Italian Vincenzo Nibali (Astana), who assumed the yellow jersey by winning in Sheffield on day two, finished safely in the bunch to retain the overall lead.

Ireland's Nicolas Roche (Tonkoff-Saxo) finished 64th and lies 25th overall, 16 seconds behind Nibali.

"This was one of the fastest sprints I've ever done," said Kittel.

"My job was 500 metres long but the biggest fight was already over. My boys had done a great job before that."

Debate raged last summer whether Kittel had surpassed Briton Mark Cavendish as the world's leading sprinter.

Cavendish will not be able to challenge his rival after crashing out on Saturday in pursuit of a first yellow jersey of his career.

"This was one of the fastest sprints I've ever done" - Marcel Kittel

It means that, for the first time since voluntarily exiting the 2008 Tour to prepare for the Beijing Olympics, Cavendish will not reach Paris, where the race concludes on 27 July.

The riders flew to France this evening on four chartered aeroplanes from London City Airport.

Whether the Tour's vast fleet of support vehicles make it across The Channel depends, at least in part, on a fully-functioning Eurotunnel after chaos caused by a power failure earlier in the day.

The stage marked the conclusion of a Grand Depart labelled the best yet and witnessed by millions - Tour director Christian Prudhomme estimated five million people had lined the Yorkshire stages from Leeds to Harrogate and from York to Sheffield.
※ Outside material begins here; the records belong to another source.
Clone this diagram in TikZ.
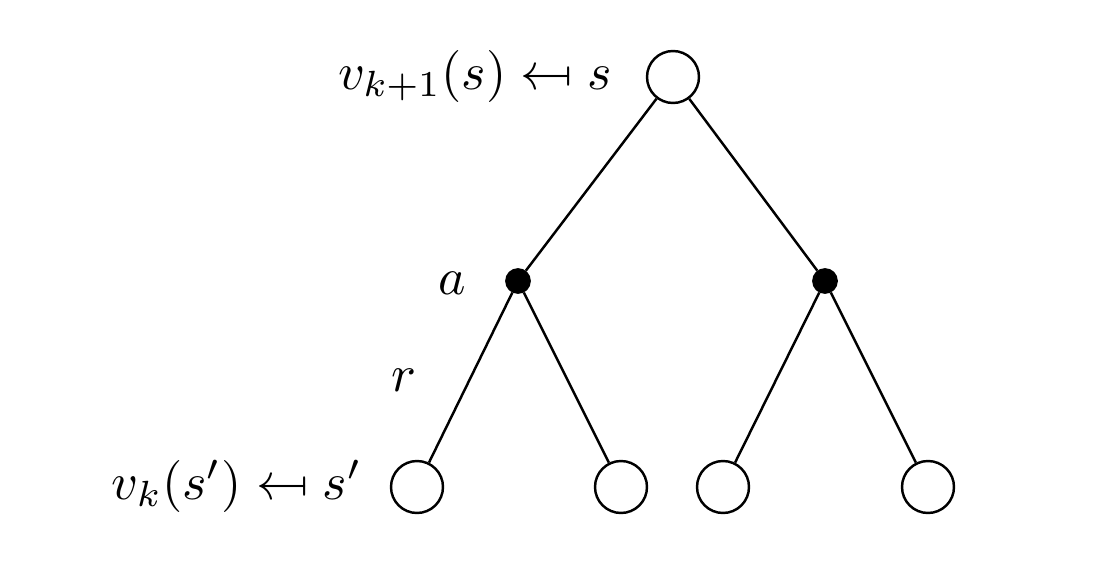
\documentclass[tikz,border=0pt]{standalone}
\usepackage{graphicx}
\newcommand{\mymapsfrom}{\mathrel{\reflectbox{$\mapsto$}}}
\newcommand{\myscaled}[1]{\scalebox{2.96}{#1}}
\begin{document}
\begin{tikzpicture}[x=0.02cm,y=-0.02cm,
  state/.style={circle,draw,line width=1.4pt,minimum size=1.04cm,inner sep=0pt,fill=white},
  act/.style={circle,fill=black,draw,line width=1pt,minimum size=0.48cm,inner sep=0pt},
  lbl/.style={font=\normalsize,inner sep=0pt},
  edge/.style={line width=1.4pt}]
\useasboundingbox (0,0) rectangle (1116,568);
\node[state] (s) at (673,77) {};
\node[act] (a1) at (518,281) {};
\node[act] (a2) at (825,281) {};
\node[state] (b1) at (417,487) {};
\node[state] (b2) at (621,487) {};
\node[state] (b3) at (723,487) {};
\node[state] (b4) at (928,487) {};
\draw[edge] (s) -- (a1);
\draw[edge] (s) -- (a2);
\draw[edge] (a1) -- (b1);
\draw[edge] (a1) -- (b2);
\draw[edge] (a2) -- (b3);
\draw[edge] (a2) -- (b4);
\node[lbl,anchor=east] (ls) at (612,76) {\myscaled{$v_{k+1}(s) \mymapsfrom s$}};
\node[lbl] (la) at (452,283) {\myscaled{$a$}};
\node[lbl] (lr) at (404,380) {\myscaled{$r$}};
\node[lbl,anchor=east] (lb) at (362,486) {\myscaled{$v_k(s') \mymapsfrom s'$}};
\end{tikzpicture}
\end{document}
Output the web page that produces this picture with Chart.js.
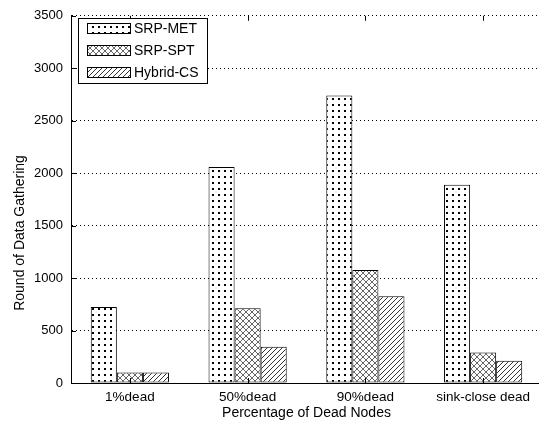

On a regular working day the roads of Cambridgeshire, Essex, by the Olympic Park in East London and in Westminster, were lined with extraordinary crowds which are surely only likely to hasten the return of the race across La Manche.

Defending champion Chris Froome, who was 28th on stage three, one place ahead of Nibali, said on "It was a good day for us and we're three days into the Tour now. It's quite a good feeling.

"We did get a little bit wet in the final but I suppose it wouldn't have been a British start without a bit of rain."